The Scarlett Letter

Scarlett Keeling was up against desi ‘values’ the minute she stepped off the plane.
British teenager Scarlett Keeling, a few days before her murder on February 18, 2008 (File photo)
British teenager Scarlett Keeling, a few days before her murder on February 18, 2008 (File photo)

Scarlett Keeling was up against desi ‘values’ the minute she stepped off the plane. A white girl into drugs, hanging out in bars with men she’d just met, it was not long before her body was found at a Goan beach during a family trip to India in 2008. Naturally, no suspects, no one who saw the victim last. Yet another murder without a murderer.

But for the recent arrest of beach shack worker Samson D’Souza, 36, she would have been just a forgotten statistic here. Of course Indian courts are slow, criminal cases subject to all kinds of influence and red tape, and witnesses prone to changing statements and skipping town, but the 10 long years are also partially due to our notions of morality. 

Which law-abiding self-righteous citizen of India will take the death of a skimpily dressed foreigner out all alone that late at night seriously? Seen intoxicated and tottering. Leaving behind a diary with entries on sex and booze. Body found half-naked, with drugs like ecstasy, cocaine and LSD in her system. 

‘Character’ is what we are about. Girls without this will die sooner or later, old Indian saying. Innocence is the precinct of protected girls, back home long before dusk, safely moving about in groups of other girls. They are not out there, pretending to be equal among men. And this is the nemesis for all who stray.

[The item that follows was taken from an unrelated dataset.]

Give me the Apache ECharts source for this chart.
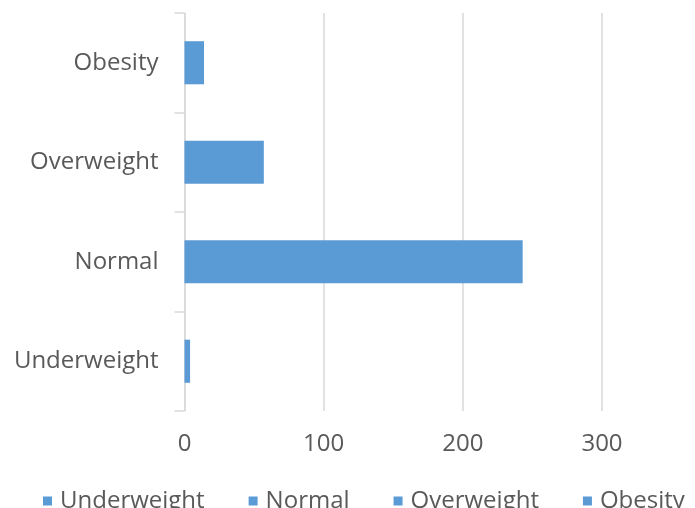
<!DOCTYPE html>
<html>
<head>
<meta charset="utf-8">
<script src="https://cdn.jsdelivr.net/npm/echarts@6/dist/echarts.min.js"></script>
<style>
  html, body { margin: 0; padding: 0; background: #fff; }
  #chart { width: 695px; height: 508px; }
</style>
</head>
<body>
<div id="chart"></div>
<script>
// BMI groups, bottom to top on the category axis
const categories = ['Underweight', 'Normal', 'Overweight', 'Obesity'];
const counts = [4, 243, 57, 14];
const xTicks = [0, 100, 200, 300];

const barColor = '#5b9bd5';
const textColor = '#595959';
const fontFamily = '"Open Sans", "Noto Sans", sans-serif';
const fontSize = 24;

// One stacked series per group so each gets its own legend entry
const series = categories.map((name, i) => ({
  name: name,
  type: 'bar',
  stack: 'all',
  barCategoryGap: '56.7%',
  itemStyle: { color: barColor },
  data: categories.map((c, j) => (j === i ? counts[i] : '-'))
}));

const chart = echarts.init(document.getElementById('chart'), null, { renderer: 'canvas' });
chart.setOption({
  animation: false,
  backgroundColor: '#ffffff',
  color: [barColor],
  grid: { left: 184.5, right: 93, top: 13, bottom: 97, containLabel: false },
  legend: {
    left: 38,
    top: 484,
    width: 900,
    icon: 'rect',
    itemWidth: 9,
    itemHeight: 9,
    itemGap: 44,
    data: categories,
    textStyle: { color: textColor, fontSize: fontSize, fontFamily: fontFamily, padding: [0, 0, 0, 3] }
  },
  xAxis: {
    type: 'value',
    min: xTicks[0],
    max: xTicks[xTicks.length - 1],
    interval: xTicks[1] - xTicks[0],
    axisLine: { show: false },
    axisTick: { show: false },
    axisLabel: { color: textColor, fontSize: fontSize, fontFamily: fontFamily, margin: 21 },
    splitLine: { show: true, lineStyle: { color: '#d9d9d9', width: 1.5 } }
  },
  yAxis: {
    type: 'category',
    data: categories,
    axisLine: { show: true, lineStyle: { color: '#d9d9d9', width: 1.5 } },
    axisTick: { show: true, length: 10, lineStyle: { color: '#d9d9d9', width: 1.5 } },
    axisLabel: { color: textColor, fontSize: fontSize, fontFamily: fontFamily, margin: 26 }
  },
  series: series
});
</script>
</body>
</html>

A little rape, a little killing.

Naturally, no one really examined the site her body was found or traced the paths she trod last; instead eyebrows were raised at her mother’s lifestyle back in Devon, and the ‘casual’ decision to leave daughter behind as the family moved to another place. This was beyond middle-class ken. 

We called it accidental drowning and sat back as a local court acquitted the suspect. The CBI then went in appeal to the Bombay High Court two years ago. Only after a second post-mortem, that said Scarlett was drugged and raped, was D’Souza arrested. Now the Goa bench of the Bombay High Court holds him guilty on all five counts of drugging, raping and murdering; guilty of ‘culpable homicide not amounting to murder’. Thanks to Scarlett’s mother, Fiona MacKeown, who never let up despite financial hardships and huge distances involved. 

Eleven years ago, a young British girl went for a belated Valentine’s Day party in a Third World country. Just a kid, and like all kids trying to have a good time, naïve and perhaps too idealistic about an ‘Indian experience’. A 15-year-old on the threshold of life. One of her last entries said: ‘I want to go home, but I’m stuk (sic).’ Like so many mixed-up teenagers trying to right their tilting world perhaps. The last thing she expected was to be raped and left for dead.

Even the most judgmental among us can’t deny we had blood on our hands. It was not her ‘badness’ but her trust in others’ goodness that let her down. Ek ladki bheegi bhagi si, soti raaton mei jaagi si, mili ek ajnabi se, koi aage na peeche… as someone warned long ago.